= Akosua K. Darkwah =

Ghanaian female sociologist

Akosua K. Darkwah is a Ghanaian female sociologist who serves as Professor of Sociology at the University of Ghana. She is recognized for her research on gender, women in the workforce, globalization, and social change in sub-Saharan Africa.

== Early life and education ==
Akosua Keseboa Darkwah was born on 10 February 1974 to Mr. Kofi and Mrs. Felicia Darkwah, while her father was serving as a visiting Professor at Boston University, Massachusetts. She later attended Wesley Girls' High School, Cape Coast.

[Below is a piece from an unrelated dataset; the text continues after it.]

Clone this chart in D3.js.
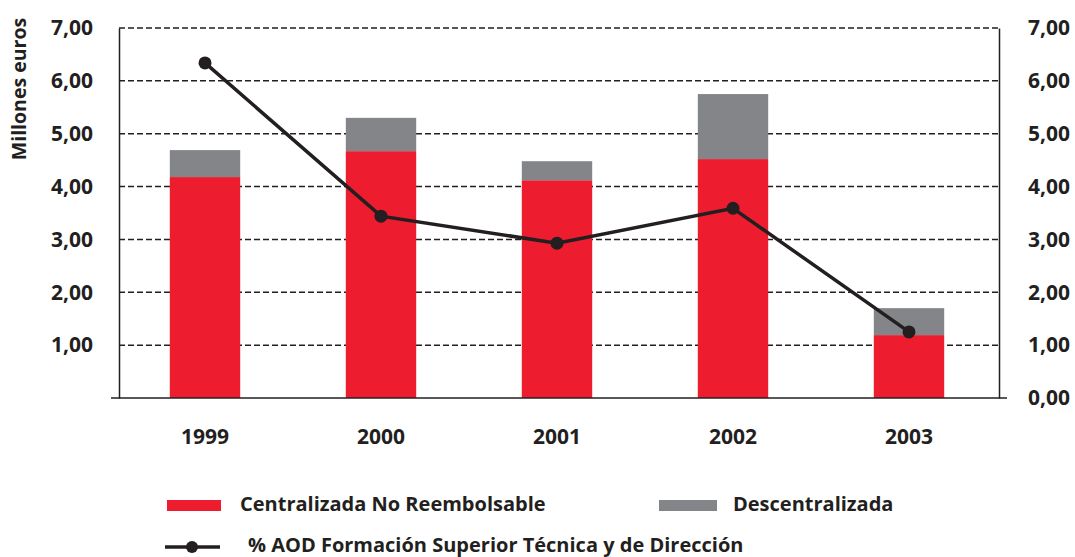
<!DOCTYPE html>
<html>
<head>
<meta charset="utf-8">
<script src="https://cdn.jsdelivr.net/npm/d3@7"></script>
<style>
body{margin:0;background:#fff;}
text{font-family:"Open Sans",sans-serif;font-weight:700;fill:#231f20;}
</style>
</head>
<body>
<div id="chart"></div>
<script>
let years=["1999","2000","2001","2002","2003"];
let centralizada=[4.18,4.67,4.12,4.52,1.19];
let descentralizada=[0.51,0.63,0.36,1.23,0.51];
let porcentajeAOD=[6.34,3.44,2.93,3.59,1.25];
let ticksLeft=[1,2,3,4,5,6,7];
let ticksRight=[0,1,2,3,4,5,6,7];

let width=1075, height=557;
let plotLeft=119, plotRight=999, plotTop=28, plotBottom=398;
let red="#ed1c2e", grey="#848589", ink="#231f20";
let fmt=d=>d3.format(".2f")(d).replace(".",",");

let svg=d3.select("#chart").append("svg")
.attr("width",width).attr("height",height);

let x=d3.scaleBand().domain(years).range([plotLeft-2,plotRight-2]).paddingInner(0.6).paddingOuter(0.3);
let y=d3.scaleLinear().domain([0,7]).range([plotBottom,plotTop]);

// dashed grid
svg.append("g").selectAll("line")
.data(ticksLeft).enter().append("line")
.attr("x1",plotLeft).attr("x2",plotRight)
.attr("y1",d=>y(d)).attr("y2",d=>y(d))
.attr("stroke",ink).attr("stroke-width",1.5).attr("stroke-dasharray","6,3");

// stacked bars
let stack=years.map((yr,i)=>({yr:yr,a:centralizada[i],b:descentralizada[i]}));
let bars=svg.append("g");
bars.selectAll(".c").data(stack).enter().append("rect").attr("class","c")
.attr("x",d=>x(d.yr)).attr("width",x.bandwidth())
.attr("y",d=>y(d.a)).attr("height",d=>y(0)-y(d.a)).attr("fill",red);
bars.selectAll(".d").data(stack).enter().append("rect").attr("class","d")
.attr("x",d=>x(d.yr)).attr("width",x.bandwidth())
.attr("y",d=>y(d.a+d.b)).attr("height",d=>y(d.a)-y(d.a+d.b)).attr("fill",grey);

// axes
let yAxisL=d3.axisLeft(y).tickValues(ticksLeft).tickFormat(fmt).tickSize(0).tickPadding(26);
let yAxisR=d3.axisRight(y).tickValues(ticksRight).tickFormat(fmt).tickSize(0).tickPadding(29);
let gl=svg.append("g").attr("transform","translate("+plotLeft+",0)").call(yAxisL);
let gr=svg.append("g").attr("transform","translate("+plotRight+",0)").call(yAxisR);
[gl,gr].forEach(g=>{
  g.select(".domain").attr("stroke",ink).attr("stroke-width",1.5);
  g.selectAll("text").attr("font-size",21).attr("font-family","Open Sans").attr("font-weight",700).attr("fill",ink);
});

svg.append("line").attr("x1",111).attr("x2",1007).attr("y1",plotBottom).attr("y2",plotBottom)
.attr("stroke",ink).attr("stroke-width",1.5);

let xAxis=d3.axisBottom(x).tickSize(0).tickPadding(31);
let gx=svg.append("g").attr("transform","translate(0,"+plotBottom+")").call(xAxis);
gx.select(".domain").remove();
gx.selectAll("text").attr("font-size",21).attr("font-family","Open Sans").attr("font-weight",700).attr("fill",ink);

svg.append("text").attr("transform","translate(26,89) rotate(-90)")
.attr("text-anchor","middle").attr("font-size",19.5).text("Millones euros");

// line series
let line=d3.line().x((d,i)=>x(years[i])+x.bandwidth()/2).y(d=>y(d));
svg.append("path").datum(porcentajeAOD).attr("d",line)
.attr("fill","none").attr("stroke",ink).attr("stroke-width",3.5);
svg.selectAll(".dot").data(porcentajeAOD).enter().append("circle").attr("class","dot")
.attr("cx",(d,i)=>x(years[i])+x.bandwidth()/2).attr("cy",d=>y(d)).attr("r",6.5).attr("fill",ink);

// legend
let lg=svg.append("g");
lg.append("rect").attr("x",167).attr("y",500).attr("width",54).attr("height",11).attr("fill",red);
lg.append("text").attr("x",240).attr("y",511).attr("font-size",20).text("Centralizada No Reembolsable");
lg.append("rect").attr("x",659).attr("y",500).attr("width",58).attr("height",11).attr("fill",grey);
lg.append("text").attr("x",733).attr("y",511).attr("font-size",20).text("Descentralizada");
lg.append("line").attr("x1",165).attr("x2",220).attr("y1",547).attr("y2",547).attr("stroke",ink).attr("stroke-width",3.5);
lg.append("circle").attr("cx",192).attr("cy",547).attr("r",6).attr("fill",ink);
lg.append("text").attr("x",248).attr("y",552).attr("font-size",20).text("% AOD Formación Superior Técnica y de Dirección");
</script>
</body>
</html>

She later moved to the United States after secondary school to pursue higher education at Vassar College in New York, where she earned her Bachelor of Arts in Psychology and Sociology in 1996. She later pursued her graduate studies at the University of Wisconsin-Madison, United States, where she received a Master's degree in 1998 and a doctorate in Sociology in 2002. Her research focused on the experiences of Ghanaian market women operating within the context of economic globalization.

== Career ==
Prof. Akosua Darkwah, after completing her doctorate, joined the Department of Sociology at the University of Ghana, where she teaches courses in gender studies, labor sociology, globalization, and feminist theory.

She rose through the academic ranks to her current position as Professor of Sociology and has served as Dean of the Department of Sociology. She has also held the role of Head of the School of Information and Communication Studies in the same institution.

From 2012 to 2016, she served as the Director of the Centre for Gender Studies and Advocacy (CEGENSA) at the University of Ghana, where she was the supervisor of the center's research program and chaired its research committee.